--- BEGIN INFORMATION SHOWN ---
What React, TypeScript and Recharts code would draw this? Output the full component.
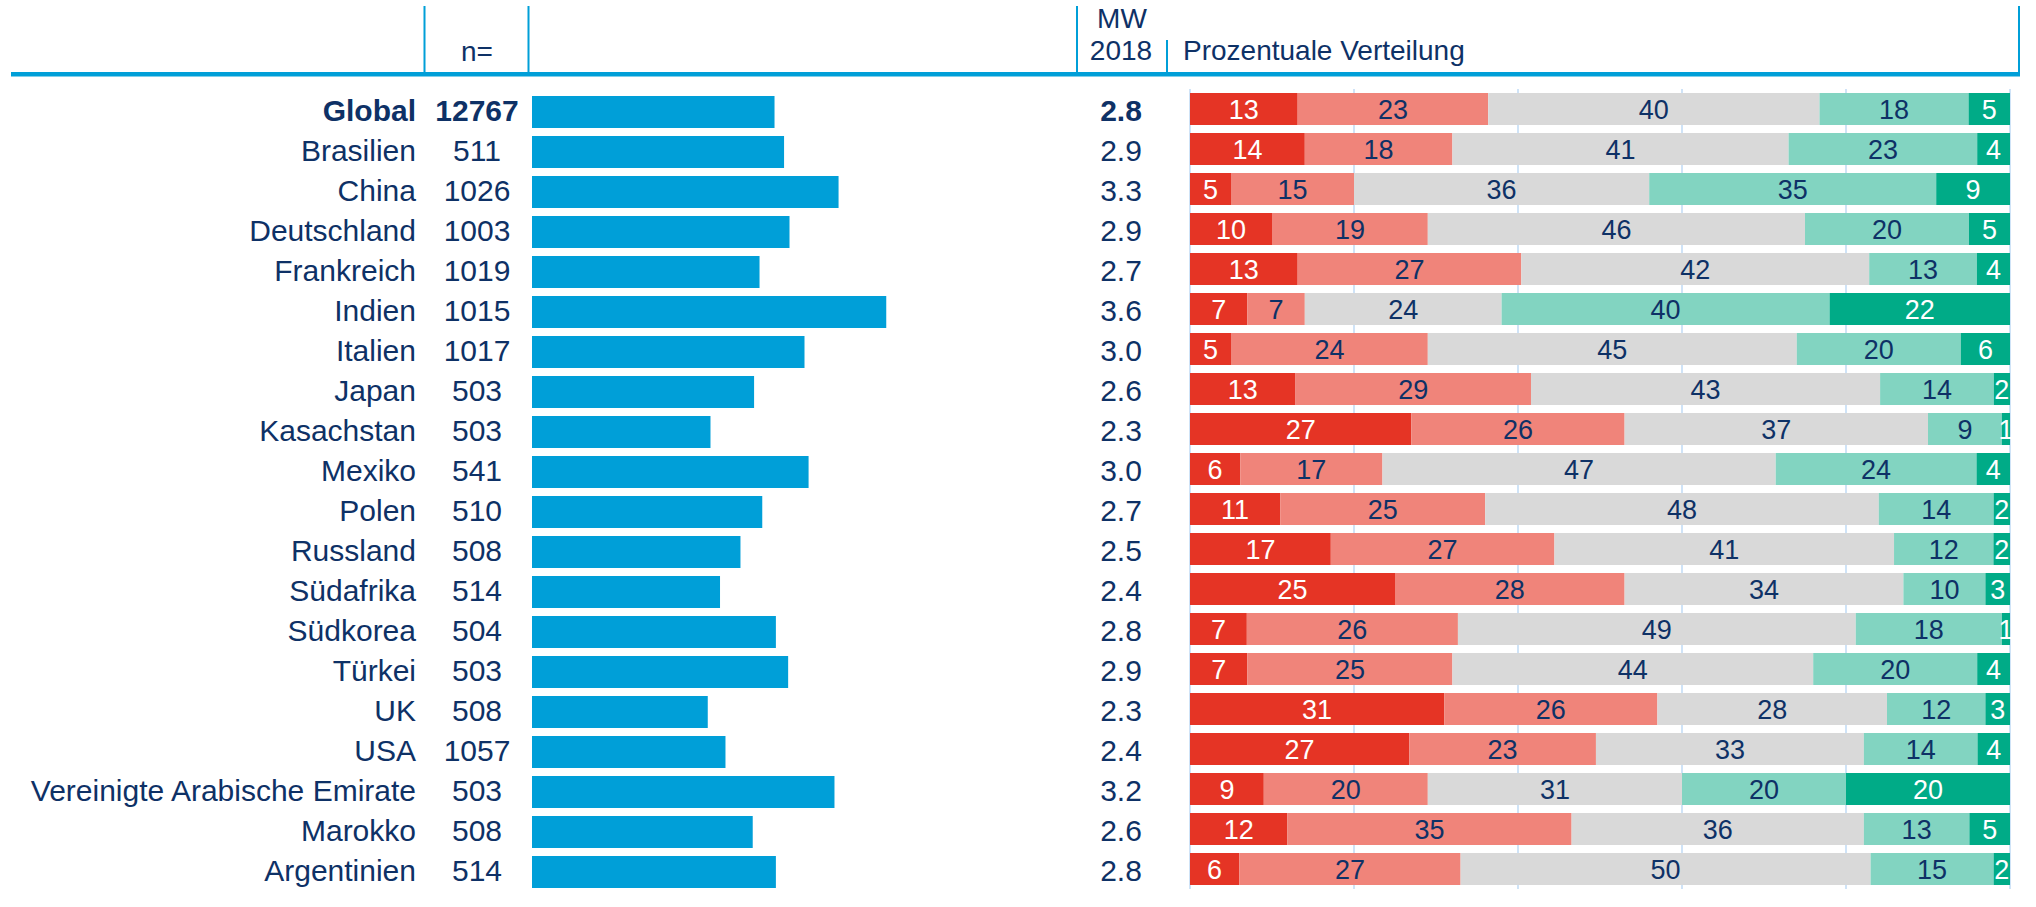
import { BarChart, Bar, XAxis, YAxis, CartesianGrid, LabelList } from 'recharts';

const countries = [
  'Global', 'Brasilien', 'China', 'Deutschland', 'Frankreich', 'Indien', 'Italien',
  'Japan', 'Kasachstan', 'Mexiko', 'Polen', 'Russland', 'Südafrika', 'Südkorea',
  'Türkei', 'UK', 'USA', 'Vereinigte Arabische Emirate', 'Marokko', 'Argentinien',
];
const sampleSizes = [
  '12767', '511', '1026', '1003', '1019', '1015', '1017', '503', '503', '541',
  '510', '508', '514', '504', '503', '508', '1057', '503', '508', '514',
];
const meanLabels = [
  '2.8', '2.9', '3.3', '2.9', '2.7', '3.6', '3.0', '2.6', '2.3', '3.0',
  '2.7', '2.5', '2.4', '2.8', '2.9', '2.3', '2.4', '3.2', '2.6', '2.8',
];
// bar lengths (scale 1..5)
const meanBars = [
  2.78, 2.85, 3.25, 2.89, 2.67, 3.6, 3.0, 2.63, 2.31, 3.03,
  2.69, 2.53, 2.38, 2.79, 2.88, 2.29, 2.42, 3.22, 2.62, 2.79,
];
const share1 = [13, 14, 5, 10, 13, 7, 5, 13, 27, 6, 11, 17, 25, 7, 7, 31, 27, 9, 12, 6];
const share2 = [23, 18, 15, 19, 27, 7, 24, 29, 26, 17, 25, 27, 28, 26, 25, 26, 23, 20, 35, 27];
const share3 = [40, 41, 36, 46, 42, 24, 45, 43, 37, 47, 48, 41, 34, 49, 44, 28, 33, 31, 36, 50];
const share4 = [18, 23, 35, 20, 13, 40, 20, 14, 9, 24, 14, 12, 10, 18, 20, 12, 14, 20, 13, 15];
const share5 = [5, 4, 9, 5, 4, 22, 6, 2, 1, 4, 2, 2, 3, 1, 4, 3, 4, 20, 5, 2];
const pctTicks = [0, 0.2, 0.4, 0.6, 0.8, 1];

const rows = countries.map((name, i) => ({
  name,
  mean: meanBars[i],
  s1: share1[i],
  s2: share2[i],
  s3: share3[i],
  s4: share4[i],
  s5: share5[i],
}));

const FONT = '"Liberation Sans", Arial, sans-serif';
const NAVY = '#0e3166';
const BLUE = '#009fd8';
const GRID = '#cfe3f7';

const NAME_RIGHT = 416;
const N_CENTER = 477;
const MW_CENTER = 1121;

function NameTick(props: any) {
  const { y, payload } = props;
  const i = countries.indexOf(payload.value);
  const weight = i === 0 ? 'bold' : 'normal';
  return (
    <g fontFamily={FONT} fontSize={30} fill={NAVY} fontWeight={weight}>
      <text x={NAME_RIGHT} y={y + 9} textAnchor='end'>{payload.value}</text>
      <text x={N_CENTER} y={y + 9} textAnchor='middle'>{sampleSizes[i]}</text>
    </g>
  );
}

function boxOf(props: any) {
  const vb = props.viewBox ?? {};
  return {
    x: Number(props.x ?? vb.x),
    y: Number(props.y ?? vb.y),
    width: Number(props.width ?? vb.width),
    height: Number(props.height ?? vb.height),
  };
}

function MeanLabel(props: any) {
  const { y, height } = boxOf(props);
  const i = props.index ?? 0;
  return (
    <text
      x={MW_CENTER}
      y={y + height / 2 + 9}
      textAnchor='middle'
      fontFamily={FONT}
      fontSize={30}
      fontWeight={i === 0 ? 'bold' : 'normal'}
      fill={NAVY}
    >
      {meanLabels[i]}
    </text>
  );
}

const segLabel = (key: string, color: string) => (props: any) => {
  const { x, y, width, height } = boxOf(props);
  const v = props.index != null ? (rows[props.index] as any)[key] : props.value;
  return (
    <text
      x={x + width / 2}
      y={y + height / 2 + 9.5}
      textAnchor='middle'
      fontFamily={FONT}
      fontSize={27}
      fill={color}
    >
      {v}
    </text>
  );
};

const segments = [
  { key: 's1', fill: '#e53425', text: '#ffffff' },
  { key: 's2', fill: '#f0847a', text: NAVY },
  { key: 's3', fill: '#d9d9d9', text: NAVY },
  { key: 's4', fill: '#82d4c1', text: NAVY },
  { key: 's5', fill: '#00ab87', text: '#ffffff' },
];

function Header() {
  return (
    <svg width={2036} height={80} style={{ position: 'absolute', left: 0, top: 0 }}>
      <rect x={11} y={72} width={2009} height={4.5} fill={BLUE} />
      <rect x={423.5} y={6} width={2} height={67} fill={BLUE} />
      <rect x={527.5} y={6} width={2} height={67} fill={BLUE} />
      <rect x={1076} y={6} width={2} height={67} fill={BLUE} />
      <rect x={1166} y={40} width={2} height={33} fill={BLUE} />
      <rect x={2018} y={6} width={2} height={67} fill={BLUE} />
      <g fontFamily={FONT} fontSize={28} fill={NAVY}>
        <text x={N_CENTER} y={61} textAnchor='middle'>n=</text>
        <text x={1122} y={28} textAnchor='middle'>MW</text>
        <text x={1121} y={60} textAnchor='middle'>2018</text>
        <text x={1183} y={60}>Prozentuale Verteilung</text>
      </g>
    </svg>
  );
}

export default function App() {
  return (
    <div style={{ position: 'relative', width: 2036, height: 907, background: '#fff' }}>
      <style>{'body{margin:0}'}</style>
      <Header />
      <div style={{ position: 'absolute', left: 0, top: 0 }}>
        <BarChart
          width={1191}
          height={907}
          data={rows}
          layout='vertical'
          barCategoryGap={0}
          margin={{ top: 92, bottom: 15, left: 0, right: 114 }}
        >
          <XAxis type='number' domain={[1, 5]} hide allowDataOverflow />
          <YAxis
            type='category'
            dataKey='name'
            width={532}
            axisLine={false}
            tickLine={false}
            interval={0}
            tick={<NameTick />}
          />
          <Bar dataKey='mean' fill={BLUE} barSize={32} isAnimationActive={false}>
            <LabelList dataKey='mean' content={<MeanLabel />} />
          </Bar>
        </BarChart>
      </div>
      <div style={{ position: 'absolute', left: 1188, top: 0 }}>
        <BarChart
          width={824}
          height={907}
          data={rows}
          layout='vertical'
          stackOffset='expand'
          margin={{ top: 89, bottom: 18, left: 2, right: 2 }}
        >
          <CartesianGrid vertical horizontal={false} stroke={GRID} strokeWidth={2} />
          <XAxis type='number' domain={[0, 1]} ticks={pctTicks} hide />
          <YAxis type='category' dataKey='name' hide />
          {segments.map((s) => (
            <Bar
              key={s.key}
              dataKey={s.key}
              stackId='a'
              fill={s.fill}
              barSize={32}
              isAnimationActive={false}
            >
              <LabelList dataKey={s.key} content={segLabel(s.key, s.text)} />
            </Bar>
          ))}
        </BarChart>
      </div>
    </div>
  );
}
--- END INFORMATION SHOWN ---
## THE EXERCISE
Write out exactly the lines between the start of the data and the line with "YAxis, CartesianGrid, LabelList", including both, but none of the pictures.

## ANSWER TO THE TASK
What React, TypeScript and Recharts code would draw this? Output the full component.
import { BarChart, Bar, XAxis, YAxis, CartesianGrid, LabelList } from 'recharts';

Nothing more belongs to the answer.